Bug with filtering DataFrames in combination with ShiftedArrays

  1. Good factcheck, Base.mightalias is an internal function because it only checks for some Base types, falling back to an often wrong false otherwise. It indeed doesn’t work on ShiftedArrays because it was never implemented for it. I misread its use in DataFrames, the actual alias check is just a much simpler check of whether deleting entries of the first column had reduced the length of the others:
    for i in 2:length(cols)
        col = cols[i]
        # this check is done to handle column aliases
        if length(col) == n
            deleteat!(col, drop)
        end
    end
  1. It would error if the columns weren’t aliasing each other because deleteat! is intentionally not implemented for ShiftedArrays, and it wouldn’t need to error in some very useful cases of aliasing (ShiftedArray(x) defaulting to 0 shift would be entirely safe).

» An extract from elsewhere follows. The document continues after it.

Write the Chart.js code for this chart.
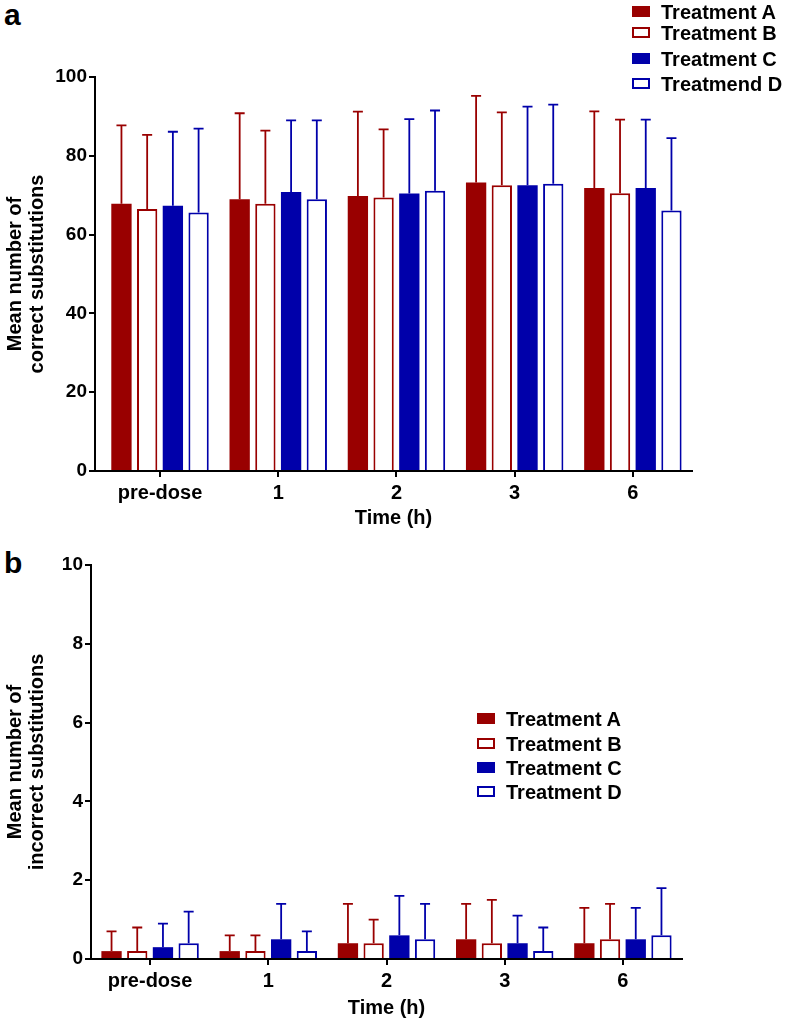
<!DOCTYPE html>
<html>
<head>
<meta charset="utf-8">
<script src="https://cdn.jsdelivr.net/npm/chart.js@4/dist/chart.umd.min.js"></script>
<style>
  body { margin: 0; background: #fff; }
  #page { position: relative; width: 785px; height: 1025px; font-family: "Liberation Sans", Arial, sans-serif; }
  canvas { position: absolute; left: 0; }
  .panel-letter { position: absolute; left: 4px; font-size: 30px; font-weight: bold; line-height: 30px; }
  .legend-row { position: absolute; font-size: 20px; font-weight: bold; line-height: 22px; white-space: nowrap; }
  .swatch { display: inline-block; width: 18px; height: 11px; box-sizing: border-box; vertical-align: middle; margin-right: 11px; position: relative; top: -2px; }
</style>
</head>
<body>
<div id="page">
  <div class="panel-letter" style="top:0px">a</div>
  <div class="panel-letter" style="top:548px">b</div>
  <canvas id="chartCorrect" width="785" height="530" style="top:0"></canvas>
  <canvas id="chartIncorrect" width="785" height="495" style="top:530px"></canvas>
  <div id="legendCorrect"></div>
  <div id="legendIncorrect"></div>
</div>
<script>
// x categories
const timeLabels = ['pre-dose', '1', '2', '3', '6'];

// panel a: mean number of correct substitutions (mean and SD)
const correctA = [67.8, 69.0, 69.8, 73.2, 71.8];
const correctSdA = [19.9, 21.8, 21.4, 22.0, 19.5];
const correctB = [66.5, 67.8, 69.4, 72.5, 70.5];
const correctSdB = [18.8, 18.6, 17.3, 18.5, 18.7];
const correctC = [67.3, 70.8, 70.4, 72.5, 71.8];
const correctSdC = [18.8, 18.2, 18.9, 20.0, 17.4];
const correctD = [65.6, 69.0, 71.1, 72.9, 66.1];
const correctSdD = [21.3, 20.0, 20.4, 20.1, 18.4];

// panel b: mean number of incorrect substitutions (mean and SD)
const incorrectA = [0.2, 0.2, 0.4, 0.5, 0.4];
const incorrectSdA = [0.5, 0.4, 1.0, 0.9, 0.9];
const incorrectB = [0.2, 0.2, 0.4, 0.4, 0.5];
const incorrectSdB = [0.6, 0.4, 0.6, 1.1, 0.9];
const incorrectC = [0.3, 0.5, 0.6, 0.4, 0.5];
const incorrectSdC = [0.6, 0.9, 1.0, 0.7, 0.8];
const incorrectD = [0.4, 0.2, 0.5, 0.2, 0.6];
const incorrectSdD = [0.8, 0.5, 0.9, 0.6, 1.2];

const correctTicks = [0, 20, 40, 60, 80, 100];
const incorrectTicks = [0, 2, 4, 6, 8, 10];

const correctLegend = ['Treatment A', 'Treatment B', 'Treatment C', 'Treatmend D'];
const incorrectLegend = ['Treatment A', 'Treatment B', 'Treatment C', 'Treatment D'];

const RED = '#990000';
const BLUE = '#0000aa';
const FONT = '"Liberation Sans", Arial, sans-serif';

Chart.defaults.font.family = FONT;
Chart.defaults.font.weight = 'bold';
Chart.defaults.color = '#000';

// draws the upper SD whisker with a cap on each bar
const errorBarPlugin = {
  id: 'errorBars',
  afterDatasetsDraw(chart) {
    const ctx = chart.ctx;
    const yScale = chart.scales.y;
    chart.data.datasets.forEach((ds, i) => {
      const meta = chart.getDatasetMeta(i);
      ctx.save();
      ctx.strokeStyle = ds.errorColor;
      ctx.lineWidth = 1.8;
      meta.data.forEach((bar, j) => {
        const top = yScale.getPixelForValue(ds.data[j].y + ds.errors[j]);
        ctx.beginPath();
        ctx.moveTo(bar.x, bar.y);
        ctx.lineTo(bar.x, top);
        ctx.moveTo(bar.x - 5, top);
        ctx.lineTo(bar.x + 5, top);
        ctx.stroke();
      });
      ctx.restore();
    });
  }
};

function makeDataset(label, means, sds, color, filled) {
  return {
    label,
    data: means.map((v, i) => ({ x: i, y: v })),
    errors: sds,
    errorColor: color,
    backgroundColor: filled ? color : '#fff',
    borderColor: color,
    borderWidth: filled ? 0 : 2,
    borderSkipped: 'start',
    barPercentage: 0.79,
    categoryPercentage: 0.87
  };
}

function buildChart(canvasId, cfg) {
  const canvas = document.getElementById(canvasId);
  return new Chart(canvas.getContext('2d'), {
    type: 'bar',
    data: {
      datasets: [
        makeDataset(cfg.legend[0], cfg.series[0], cfg.errors[0], RED, true),
        makeDataset(cfg.legend[1], cfg.series[1], cfg.errors[1], RED, false),
        makeDataset(cfg.legend[2], cfg.series[2], cfg.errors[2], BLUE, true),
        makeDataset(cfg.legend[3], cfg.series[3], cfg.errors[3], BLUE, false)
      ]
    },
    options: {
      responsive: false,
      animation: false,
      layout: { padding: { left: 0, top: cfg.top, right: cfg.right, bottom: 0 } },
      plugins: { legend: { display: false }, tooltip: { enabled: false } },
      scales: {
        x: {
          type: 'linear',
          min: cfg.xMin,
          max: cfg.xMax,
          offset: false,
          afterBuildTicks: (scale) => { scale.ticks = timeLabels.map((_, i) => ({ value: i })); },
          afterFit: (scale) => { scale.height = cfg.xHeight; },
          grid: { display: true, offset: false, drawOnChartArea: false, drawTicks: true, tickLength: 6, color: '#000', lineWidth: 2 },
          border: { display: true, color: '#000', width: 2 },
          ticks: {
            autoSkip: false, maxRotation: 0, minRotation: 0, padding: 4,
            font: { size: 20, weight: 'bold' }, color: '#000',
            callback: (v) => timeLabels[v]
          },
          title: { display: true, text: 'Time (h)', font: { size: 20, weight: 'bold' }, color: '#000', padding: { top: 0, bottom: cfg.titlePad } }
        },
        y: {
          min: cfg.yTicks[0],
          max: cfg.yTicks[cfg.yTicks.length - 1],
          afterBuildTicks: (scale) => { scale.ticks = cfg.yTicks.map((v) => ({ value: v })); },
          afterFit: (scale) => { scale.width = cfg.yWidth; },
          grid: { display: true, drawOnChartArea: false, drawTicks: true, tickLength: 6, color: '#000', lineWidth: 2 },
          border: { display: true, color: '#000', width: 2 },
          ticks: { padding: 2, font: { size: 19, weight: 'bold' }, color: '#000' },
          title: { display: true, text: cfg.yTitle, font: { size: 20, weight: 'bold', lineHeight: 1.1 }, color: '#000', padding: { top: 4, bottom: 0 } }
        }
      }
    },
    plugins: [errorBarPlugin]
  });
}

function buildLegend(containerId, labels, left, centers) {
  const box = document.getElementById(containerId);
  const styles = [
    `background:${RED}`,
    `border:2px solid ${RED};background:#fff`,
    `background:${BLUE}`,
    `border:2px solid ${BLUE};background:#fff`
  ];
  labels.forEach((text, i) => {
    const row = document.createElement('div');
    row.className = 'legend-row';
    row.style.left = left + 'px';
    row.style.top = (centers[i] - 11) + 'px';
    row.innerHTML = `<span class="swatch" style="${styles[i]}"></span>`;
    row.appendChild(document.createTextNode(text));
    box.appendChild(row);
  });
}

buildChart('chartCorrect', {
  series: [correctA, correctB, correctC, correctD],
  errors: [correctSdA, correctSdB, correctSdC, correctSdD],
  legend: correctLegend,
  yTicks: correctTicks,
  yTitle: ['Mean number of', 'correct substitutions'],
  top: 77, right: 93, yWidth: 95, xHeight: 59, titlePad: 0,
  xMin: -0.55, xMax: 4.5
});

buildChart('chartIncorrect', {
  series: [incorrectA, incorrectB, incorrectC, incorrectD],
  errors: [incorrectSdA, incorrectSdB, incorrectSdC, incorrectSdD],
  legend: incorrectLegend,
  yTicks: incorrectTicks,
  yTitle: ['Mean number of', 'incorrect substitutions'],
  top: 35, right: 103, yWidth: 91, xHeight: 66, titlePad: 5,
  xMin: -0.5, xMax: 4.5
});

buildLegend('legendCorrect', correctLegend, 632, [12, 33, 59, 84]);
buildLegend('legendIncorrect', incorrectLegend, 477, [719, 744, 768, 792]);
</script>
</body>
</html>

The “What’s the aliasing story” thread also had proponents of hard errors or automatic handling, but that unfairly punishes some entirely proper use cases or adds an uncertain heuristic every single call. Not wasting electricity on the same check in a hot loop justifies the existence of functions that don’t perform that check, and semantically ensuring unaliased inputs or intermediates (for example, like using the non-inplace filter for DataFrames) is much better than relying on an uncertain heuristic. That’s what made me take the side of “document this”, and the copycols keyword section doesn’t really say why there’s a true/false distinction. It’s easy to run into these issues if people overlook array aliasing (ShiftedArrays does openly say it’s lazy) or go overboard with preallocating memory.